The transformer is there because the rotor is coupled to the stator by transformer action. This diagram is only one-third of the full picture of a 3-phase induction motor.
The website goes through the relatively simple theory of converting the circuit to its more usable form: -
Here, the term "s" is used on the rotor output (represented by \$R_2\$ now) to properly relate output power to the slip of the rotor compared to synchronous machines that do not slip.
20 kW is the rated mechanical output power. The actual operating power depends on the load. Subtract the core loss and the stator copper loss to get the air gap power (the power transferred from the stator to the rotor across the air gap).

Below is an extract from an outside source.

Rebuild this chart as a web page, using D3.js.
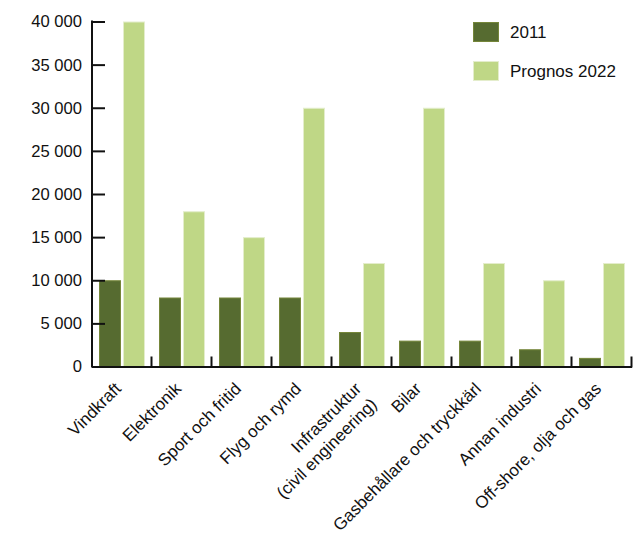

Subtract the rotor copper loss, friction and windage (air drag) losses from the air gap power to get the mechanical power delivered to the load in watts (746 W = 1 Hp).
You are correct; n < ns indicates operation as a motor. If n > ns, you would add the losses to the electrical power instead of subtracting and the electrical side figures would be the output and the mechanical side would be the input.
Best Answer
The power in R2/s is the sum of rotor copper losses plus electrical power converted to mechanical power. To look at both the losses and the mechanical power, you can divide R2 into to two parts, R2 and R2(1-s)/s. The rotor current is proportional to E2xR2/s, so the rotor current and the losses in the rotor are directly proportional to slip. The mechanical power developed in the rotor is also proportional to slip.